OBJECTIVE
Isolate every line in the records below with "this" in it.

-------

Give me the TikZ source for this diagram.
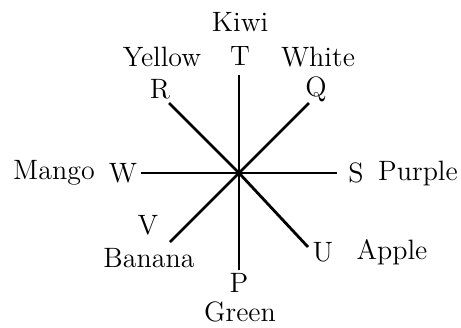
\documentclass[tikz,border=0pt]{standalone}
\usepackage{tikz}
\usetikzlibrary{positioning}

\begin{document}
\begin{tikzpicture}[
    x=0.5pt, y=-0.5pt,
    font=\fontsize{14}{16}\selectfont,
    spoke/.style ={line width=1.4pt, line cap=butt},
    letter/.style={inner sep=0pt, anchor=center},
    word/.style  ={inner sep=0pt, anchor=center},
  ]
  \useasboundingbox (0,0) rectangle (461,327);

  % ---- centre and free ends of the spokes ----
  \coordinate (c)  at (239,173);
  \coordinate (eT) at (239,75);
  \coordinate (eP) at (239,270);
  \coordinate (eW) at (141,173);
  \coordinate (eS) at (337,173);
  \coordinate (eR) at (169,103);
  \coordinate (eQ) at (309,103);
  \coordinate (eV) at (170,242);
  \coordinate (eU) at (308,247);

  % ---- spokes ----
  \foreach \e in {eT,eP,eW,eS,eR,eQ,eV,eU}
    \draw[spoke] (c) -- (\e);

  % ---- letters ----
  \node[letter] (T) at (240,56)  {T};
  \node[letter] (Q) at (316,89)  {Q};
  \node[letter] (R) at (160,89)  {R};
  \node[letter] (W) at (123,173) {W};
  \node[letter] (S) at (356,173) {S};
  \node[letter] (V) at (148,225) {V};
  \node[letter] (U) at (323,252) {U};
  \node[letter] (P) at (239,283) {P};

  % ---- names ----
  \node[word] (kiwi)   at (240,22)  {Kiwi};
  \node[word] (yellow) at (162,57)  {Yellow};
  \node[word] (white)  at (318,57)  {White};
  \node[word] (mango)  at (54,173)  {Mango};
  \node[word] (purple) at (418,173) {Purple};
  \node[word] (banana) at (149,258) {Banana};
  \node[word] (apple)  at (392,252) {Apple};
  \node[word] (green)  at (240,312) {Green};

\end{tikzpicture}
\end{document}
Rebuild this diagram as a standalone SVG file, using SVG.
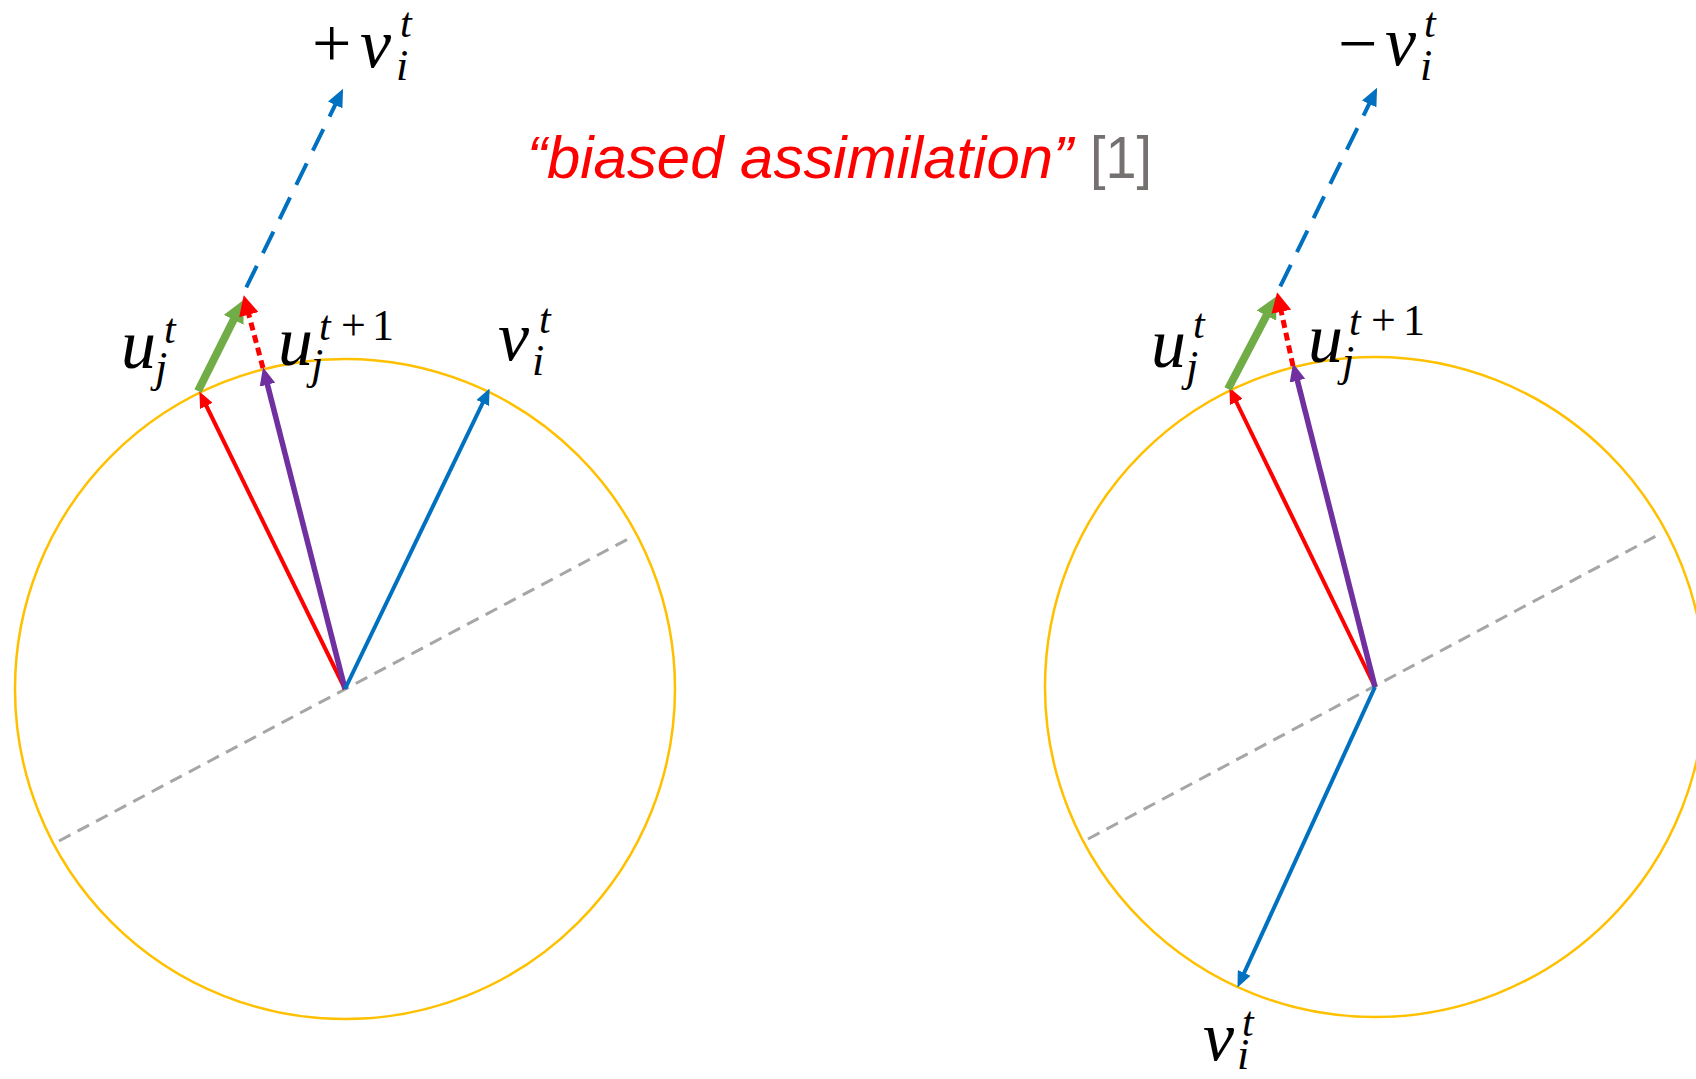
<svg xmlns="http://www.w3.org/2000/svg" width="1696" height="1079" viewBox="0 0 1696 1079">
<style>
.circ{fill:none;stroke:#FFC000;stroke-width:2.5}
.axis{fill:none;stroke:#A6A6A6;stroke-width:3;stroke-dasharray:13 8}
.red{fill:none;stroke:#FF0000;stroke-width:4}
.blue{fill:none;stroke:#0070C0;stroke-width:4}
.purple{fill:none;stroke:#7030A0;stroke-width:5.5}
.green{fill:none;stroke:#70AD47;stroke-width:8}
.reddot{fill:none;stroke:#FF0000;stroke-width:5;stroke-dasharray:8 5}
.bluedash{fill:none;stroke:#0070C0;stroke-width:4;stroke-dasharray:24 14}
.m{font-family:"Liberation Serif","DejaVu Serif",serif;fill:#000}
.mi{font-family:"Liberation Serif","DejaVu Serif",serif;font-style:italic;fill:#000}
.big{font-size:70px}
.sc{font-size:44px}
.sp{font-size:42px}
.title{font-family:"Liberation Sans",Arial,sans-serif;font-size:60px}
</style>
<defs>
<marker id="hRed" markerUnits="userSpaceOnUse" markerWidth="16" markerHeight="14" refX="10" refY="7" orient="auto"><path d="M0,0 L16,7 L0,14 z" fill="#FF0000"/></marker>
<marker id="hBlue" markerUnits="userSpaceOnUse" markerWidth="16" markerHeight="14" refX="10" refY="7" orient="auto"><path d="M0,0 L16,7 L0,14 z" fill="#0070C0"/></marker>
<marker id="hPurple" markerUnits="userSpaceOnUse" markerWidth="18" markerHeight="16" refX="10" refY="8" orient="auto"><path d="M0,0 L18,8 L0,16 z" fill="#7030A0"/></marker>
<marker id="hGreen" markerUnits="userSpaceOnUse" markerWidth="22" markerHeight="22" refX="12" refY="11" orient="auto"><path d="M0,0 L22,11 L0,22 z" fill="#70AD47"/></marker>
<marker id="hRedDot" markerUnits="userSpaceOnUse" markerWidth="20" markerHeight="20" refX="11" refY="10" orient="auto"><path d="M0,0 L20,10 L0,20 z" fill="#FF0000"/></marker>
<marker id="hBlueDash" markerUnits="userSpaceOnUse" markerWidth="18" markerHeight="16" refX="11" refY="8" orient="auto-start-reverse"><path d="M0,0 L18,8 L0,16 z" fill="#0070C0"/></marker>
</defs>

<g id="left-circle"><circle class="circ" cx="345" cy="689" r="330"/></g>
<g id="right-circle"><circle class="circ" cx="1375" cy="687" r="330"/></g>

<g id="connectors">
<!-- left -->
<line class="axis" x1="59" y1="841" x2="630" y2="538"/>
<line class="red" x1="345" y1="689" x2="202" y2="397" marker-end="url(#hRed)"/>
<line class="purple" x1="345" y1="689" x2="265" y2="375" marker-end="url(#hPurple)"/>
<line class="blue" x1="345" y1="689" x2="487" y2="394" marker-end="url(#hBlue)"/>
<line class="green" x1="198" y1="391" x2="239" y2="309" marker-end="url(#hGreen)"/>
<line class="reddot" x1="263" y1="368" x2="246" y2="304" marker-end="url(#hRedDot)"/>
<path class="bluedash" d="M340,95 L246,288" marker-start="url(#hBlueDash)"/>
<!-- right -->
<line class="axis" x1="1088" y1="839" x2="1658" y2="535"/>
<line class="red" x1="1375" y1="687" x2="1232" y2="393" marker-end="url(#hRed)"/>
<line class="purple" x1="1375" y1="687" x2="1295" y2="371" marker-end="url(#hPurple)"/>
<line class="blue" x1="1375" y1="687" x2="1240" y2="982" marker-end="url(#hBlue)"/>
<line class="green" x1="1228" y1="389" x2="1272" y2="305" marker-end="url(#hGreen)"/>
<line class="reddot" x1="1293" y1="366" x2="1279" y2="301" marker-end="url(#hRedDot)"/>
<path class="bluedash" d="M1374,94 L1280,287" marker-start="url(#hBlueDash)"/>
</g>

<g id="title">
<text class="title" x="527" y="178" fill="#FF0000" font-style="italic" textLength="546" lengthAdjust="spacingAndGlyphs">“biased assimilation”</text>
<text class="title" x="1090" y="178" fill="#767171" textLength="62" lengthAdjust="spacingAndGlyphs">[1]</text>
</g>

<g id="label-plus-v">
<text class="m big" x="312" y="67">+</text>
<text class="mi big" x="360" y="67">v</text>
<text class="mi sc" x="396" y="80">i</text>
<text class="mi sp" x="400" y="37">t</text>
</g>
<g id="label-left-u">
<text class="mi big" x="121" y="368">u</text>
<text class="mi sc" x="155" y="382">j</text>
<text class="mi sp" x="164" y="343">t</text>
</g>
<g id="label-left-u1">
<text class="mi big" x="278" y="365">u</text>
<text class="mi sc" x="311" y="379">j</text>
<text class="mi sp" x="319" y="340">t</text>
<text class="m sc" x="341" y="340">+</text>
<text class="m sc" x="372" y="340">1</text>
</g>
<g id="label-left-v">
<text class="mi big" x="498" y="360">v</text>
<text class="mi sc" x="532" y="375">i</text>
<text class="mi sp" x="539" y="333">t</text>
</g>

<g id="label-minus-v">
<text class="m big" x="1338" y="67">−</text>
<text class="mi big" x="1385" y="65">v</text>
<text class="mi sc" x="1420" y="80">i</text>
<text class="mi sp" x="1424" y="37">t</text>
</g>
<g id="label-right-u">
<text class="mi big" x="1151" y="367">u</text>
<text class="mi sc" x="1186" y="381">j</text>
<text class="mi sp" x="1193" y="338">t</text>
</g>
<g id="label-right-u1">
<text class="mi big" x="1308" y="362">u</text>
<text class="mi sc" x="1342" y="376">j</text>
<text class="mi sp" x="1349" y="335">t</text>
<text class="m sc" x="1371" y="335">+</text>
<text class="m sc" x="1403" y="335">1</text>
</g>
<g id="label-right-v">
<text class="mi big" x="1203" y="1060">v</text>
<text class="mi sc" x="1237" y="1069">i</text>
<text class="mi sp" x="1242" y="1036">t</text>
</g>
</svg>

-------

FINAL RESULT
Give me the TikZ source for this diagram.
Rebuild this diagram as a standalone SVG file, using SVG.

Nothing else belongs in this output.